Test and validation data have a similar function, so it is convenient to assign them the same amount
of data. But it is important to have enough data to be able to recognize over-adaptation. So, they
should be picked from the data basis fully randomly.
Consequently, a 50/25/25 or 60/20/20 partitioning is quite common. But if your total amount of data is small in relation to the total number of weights of your chosen topology (e.g. 10 weights in your net and only 200 cases in the data), then 70/15/15 or even 80/10/10 might be better choices.
Concerning your 2nd question "what's the point of having a validation test?":
Typically, you train the chosen model on your training data and then estimate the "success" by applying the trained model to unseen data - the validation set.
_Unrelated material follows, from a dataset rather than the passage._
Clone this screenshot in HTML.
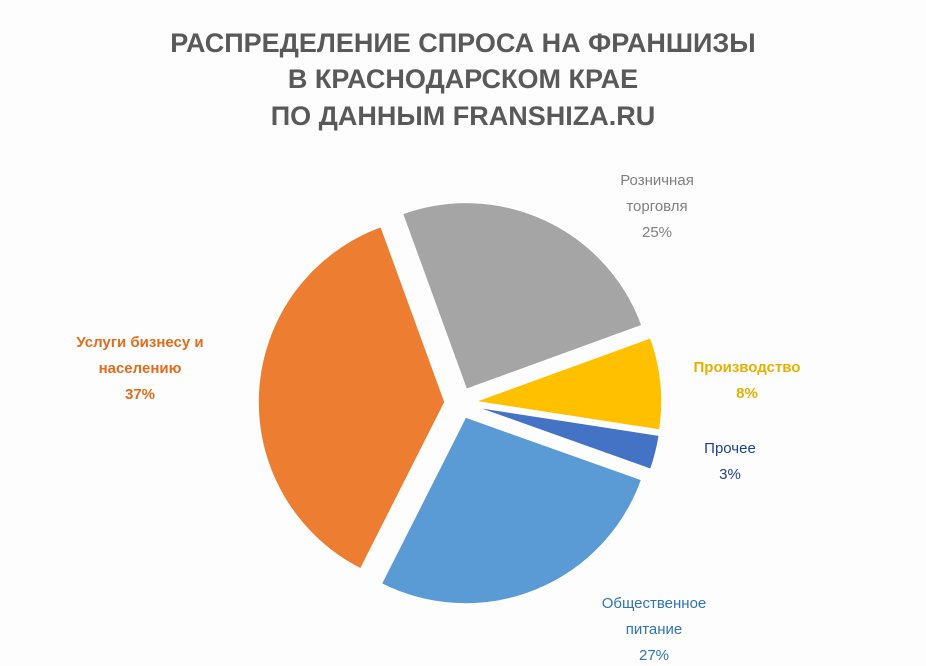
<!DOCTYPE html>
<html><head><meta charset="utf-8"><style>
body{margin:0;background:#fdfdfd;width:926px;height:666px;overflow:hidden;font-family:"Liberation Sans","DejaVu Sans",sans-serif}
svg{display:block}
</style></head><body>
<svg id="chart" width="926" height="666" xmlns="http://www.w3.org/2000/svg">
<g font-weight="bold" font-size="27" fill="#595959" text-anchor="middle">
<text x="463" y="52">РАСПРЕДЕЛЕНИЕ СПРОСА НА ФРАНШИЗЫ</text>
<text x="463" y="88">В КРАСНОДАРСКОМ КРАЕ</text>
<text x="463" y="125">ПО ДАННЫМ FRANSHIZA.RU</text>
</g>
<g id="slices"></g>
<g id="labels" font-size="15" text-anchor="middle"></g>
</svg>
<script>
const categories=["Розничная торговля","Производство","Прочее","Общественное питание","Услуги бизнесу и населению"];
const values=[25,8,3,27,37];
const colors=["#A5A5A5","#FFC000","#4472C4","#5B9BD5","#ED7D31"];
const labelColors=["#7f7f7f","#E6B000","#1F3F8F","#2E75B6","#E36C1A"];
const labelLines=[["Розничная","торговля"],["Производство"],["Прочее"],["Общественное","питание"],["Услуги бизнесу и","населению"]];
const labelPos=[[657,185],[747,372],[730,453],[654,608],[140,347]];
const bold=[false,true,false,false,true];
const cx=460,cy=403,R=187,off=15,startAngle=-20;
const ns="http://www.w3.org/2000/svg";
const total=values.reduce((a,b)=>a+b,0);
let a=startAngle;
const pt=(ang,r,ox,oy)=>{const t=ang*Math.PI/180;return [ox+r*Math.sin(t),oy-r*Math.cos(t)];};
values.forEach((v,i)=>{
  const sweep=v/total*360, mid=a+sweep/2;
  const [ox,oy]=pt(mid,off,cx,cy);
  const [x1,y1]=pt(a,R,ox,oy),[x2,y2]=pt(a+sweep,R,ox,oy);
  const p=document.createElementNS(ns,"path");
  p.setAttribute("d",`M${ox},${oy}L${x1},${y1}A${R},${R} 0 ${sweep>180?1:0} 1 ${x2},${y2}Z`);
  p.setAttribute("fill",colors[i]);
  p.setAttribute("stroke","#ffffff");p.setAttribute("stroke-width","1.5");
  
  
  document.getElementById("slices").appendChild(p);
  const g=document.createElementNS(ns,"text");
  
  
  g.setAttribute("fill",labelColors[i]);
  if(bold[i])g.setAttribute("font-weight","bold");
  const lines=labelLines[i].concat([v+"%"]);
  lines.forEach((l,k)=>{const s=document.createElementNS(ns,"tspan");s.setAttribute("x",labelPos[i][0]);s.setAttribute("y",labelPos[i][1]+k*26);s.textContent=l;g.appendChild(s);});
  document.getElementById("labels").appendChild(g);
  a+=sweep;
});
</script>
</body></html>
If you now would completely stop your efforts to improve accuracy, you indeed don't need three partitions of your data. But typically, you feel that you can improve the success of your model by e.g. changing the number of weights or hidden layers or ... and now a big loops starts to run with many iterations:
1) change weights and topology, 2) train, 3) validate, not satisfied, goto 1)
The long-term effect of this loop is, that you increasingly adapt your model to the validation data, so the results get better not because you so intelligently improve your topology but because you unconsciously learn the properties of the validation set and how to cope with them.
Now, the final and only valid accuracy of your neural net is estimated on really unseen data: the test set. This is done only once and is also useful to reveal over-adaption. You are not allowed to start a second even bigger loop now to prohibit any adaption to the test set!